While this may seem distant from the day-to-day work of a lender, it raises a clear red flag. If an AI tool you rely on for content creation, such as customer emails, vehicle descriptions or marketing material, was trained on unlicensed data, you could face legal or reputational exposure. Legal disputes are likely to shape the future rules around data licensing for AI training, and businesses relying on AI-generated content may soon be expected to show more due diligence.
Another challenge is AI’s tendency to “hallucinate”, that is, generate content that sounds plausible but is factually wrong. A recent example saw a Chicago Sun-Times journalist publish a list of summer reads that included several books that don’t exist. The AI tool he’d used had simply made them up. That might raise a smile in the context of arts coverage, but in motor finance, it’s a different story. Incorrect details on a finance agreement, vehicle spec or interest rate could mislead consumers, breach FCA rules, and damage your company. As AI gets embedded into back-office workflows, quality control becomes more, not less, important.
Then there’s the issue of bias. AI models learn from patterns in historical data. If that data contains skewed outcomes, for example, around gender, geography, or credit score thresholds, those same patterns can influence automated decisions or content. This poses obvious risks for firms operating under the FCA’s Consumer Duty, particularly where transparency and fairness must be demonstrable in customer journeys.

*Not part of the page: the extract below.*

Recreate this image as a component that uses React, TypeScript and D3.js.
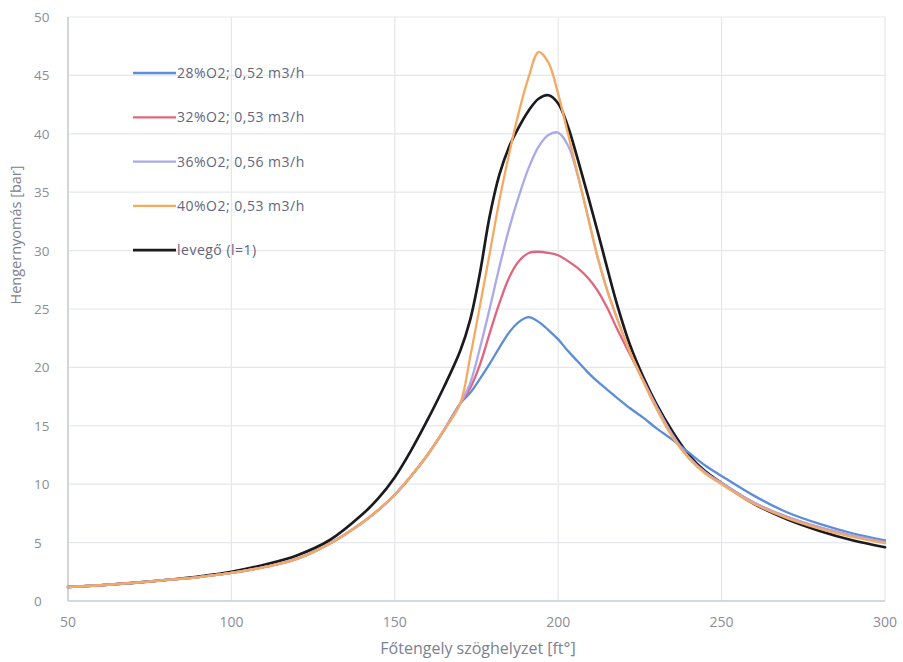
import React from "react";
import * as d3 from "d3";

const angles = [50, 60, 70, 80, 90, 100, 110, 120, 130, 140, 145, 150, 155, 160, 165, 170, 173, 176, 179, 182, 185, 188, 191, 194, 197, 200, 203, 206, 209, 212, 215, 218, 222, 226, 230, 235, 240, 245, 250, 260, 270, 280, 290, 300];

const o2_28 = [1.2, 1.35, 1.55, 1.8, 2.05, 2.4, 2.9, 3.6, 4.9, 6.7, 7.8, 9.1, 10.7, 12.5, 14.6, 16.9, 17.8, 19.0, 20.3, 21.7, 23.0, 23.9, 24.3, 23.9, 23.2, 22.4, 21.4, 20.5, 19.6, 18.8, 18.1, 17.4, 16.5, 15.7, 14.8, 13.8, 12.7, 11.6, 10.7, 9.0, 7.6, 6.6, 5.8, 5.2];
const o2_32 = [1.2, 1.35, 1.55, 1.8, 2.05, 2.4, 2.9, 3.6, 4.9, 6.7, 7.8, 9.1, 10.7, 12.5, 14.6, 16.9, 18.2, 20.2, 22.9, 25.5, 27.7, 29.1, 29.8, 29.9, 29.8, 29.6, 29.1, 28.5, 27.7, 26.6, 25.1, 23.3, 21.1, 18.9, 16.7, 14.2, 12.3, 11.0, 10.1, 8.4, 7.2, 6.3, 5.6, 5.05];
const o2_36 = [1.2, 1.35, 1.55, 1.8, 2.05, 2.4, 2.9, 3.6, 4.9, 6.7, 7.8, 9.1, 10.7, 12.5, 14.6, 16.9, 18.6, 21.6, 25.0, 28.6, 31.9, 34.7, 37.1, 38.9, 39.9, 40.1, 39.0, 36.4, 33.0, 29.5, 26.6, 24.2, 21.3, 18.9, 16.7, 14.2, 12.3, 11.0, 10.1, 8.4, 7.2, 6.3, 5.6, 5.05];
const o2_40 = [1.2, 1.35, 1.55, 1.8, 2.05, 2.4, 2.9, 3.6, 4.9, 6.7, 7.8, 9.1, 10.7, 12.5, 14.6, 16.9, 20.8, 25.2, 29.7, 34.3, 38.3, 41.9, 44.9, 47.0, 46.1, 43.4, 40.0, 36.5, 33.0, 29.5, 26.6, 24.2, 21.3, 18.8, 16.5, 14.0, 12.2, 10.9, 10.0, 8.3, 7.1, 6.2, 5.5, 4.95];
const air = [1.2, 1.35, 1.55, 1.8, 2.1, 2.5, 3.1, 3.9, 5.2, 7.4, 8.8, 10.6, 12.9, 15.5, 18.3, 21.4, 24.0, 28.0, 32.9, 36.5, 38.9, 40.6, 42.0, 43.0, 43.3, 42.6, 40.6, 37.8, 34.8, 31.7, 28.5, 25.4, 21.9, 19.2, 16.9, 14.5, 12.5, 11.1, 10.1, 8.3, 7.0, 6.0, 5.2, 4.6];

const seriesNames = ["28%O2; 0,52 m3/h", "32%O2; 0,53 m3/h", "36%O2; 0,56 m3/h", "40%O2; 0,53 m3/h", "levegő (l=1)"];
const seriesValues = [o2_28, o2_32, o2_36, o2_40, air];
const seriesColors = ["#5b8dd9", "#e0657f", "#aaa9ea", "#f5a961", "#1b1b1f"];
const seriesWidths = [2.3, 2.3, 2.3, 2.3, 2.7];

const xTicks = [50, 100, 150, 200, 250, 300];
const yTicks = [0, 5, 10, 15, 20, 25, 30, 35, 40, 45, 50];
const xTitle = "Főtengely szöghelyzet [ft°]";
const yTitle = "Hengernyomás [bar]";

const W = 903, H = 662;
const L = 68, R = 885, T = 17, B = 601;
const FONT = "'Open Sans', 'Liberation Sans', sans-serif";

export default function App() {
  const x = d3.scaleLinear().domain([50, 300]).range([L, R]);
  const y = d3.scaleLinear().domain([0, 50]).range([B, T]);
  const line = d3
    .line<number>()
    .x((_, i) => x(angles[i]))
    .y((v) => y(v))
    .curve(d3.curveCatmullRom.alpha(0.5));

  const order = [4, 0, 1, 2, 3];

  return (
    <svg
      width={W}
      height={H}
      style={{ position: "absolute", left: 0, top: 0, background: "#fff" }}
      fontFamily={FONT}
    >
      <rect x={0} y={0} width={W} height={H} fill="#fff" />
      {yTicks.map((t) => (
        <line key={"gy" + t} x1={L} x2={R} y1={y(t)} y2={y(t)} stroke="#e6e7ea" strokeWidth={1.2} />
      ))}
      {xTicks.map((t) => (
        <line key={"gx" + t} x1={x(t)} x2={x(t)} y1={T} y2={B} stroke="#e6e7ea" strokeWidth={1.2} />
      ))}
      <line x1={L} x2={L} y1={T} y2={B} stroke="#c9cbd0" strokeWidth={1.5} />
      <line x1={L} x2={R} y1={B} y2={B} stroke="#c7d2e0" strokeWidth={1.5} />

      {yTicks.map((t) => (
        <text key={"ty" + t} x={34} y={y(t) + 5} fontSize={13.5} fill="#8a8d99">
          {t}
        </text>
      ))}
      {xTicks.map((t) => (
        <text key={"tx" + t} x={x(t)} y={627} fontSize={14} fill="#8a8d99" textAnchor="middle">
          {t}
        </text>
      ))}
      <text x={478} y={654} fontSize={16} fill="#7c8190" textAnchor="middle">
        {xTitle}
      </text>
      <text
        transform={`translate(21,235) rotate(-90)`}
        fontSize={14.5}
        fill="#7c8190"
        textAnchor="middle"
      >
        {yTitle}
      </text>

      {order.map((i) => (
        <path
          key={"s" + i}
          d={line(seriesValues[i]) || ""}
          fill="none"
          stroke={seriesColors[i]}
          strokeWidth={seriesWidths[i]}
          strokeLinejoin="round"
          strokeLinecap="round"
        />
      ))}

      {seriesNames.map((n, i) => {
        const ly = 73 + i * 44.3;
        return (
          <g key={"lg" + i}>
            <line x1={133} x2={176} y1={ly} y2={ly} stroke={seriesColors[i]} strokeWidth={seriesWidths[i]} />
            <text x={177} y={ly + 5} fontSize={14} letterSpacing={0.5} fill="#62667d">
              {n}
            </text>
          </g>
        );
      })}
    </svg>
  );
}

Using AI in motor finance isn’t a risk in itself, but it does require oversight. You need to know what the model was trained on, what data it’s using, and where content is coming from. You’ll also need to factor in manual review, validation, and accountability. Working with providers that focus on licensed content and transparent tooling can reduce exposure and free up internal teams from compliance firefighting.
AI can improve speed and consistency. But it doesn’t eliminate responsibility. Human judgment is still required – especially in a regulated industry like motor finance.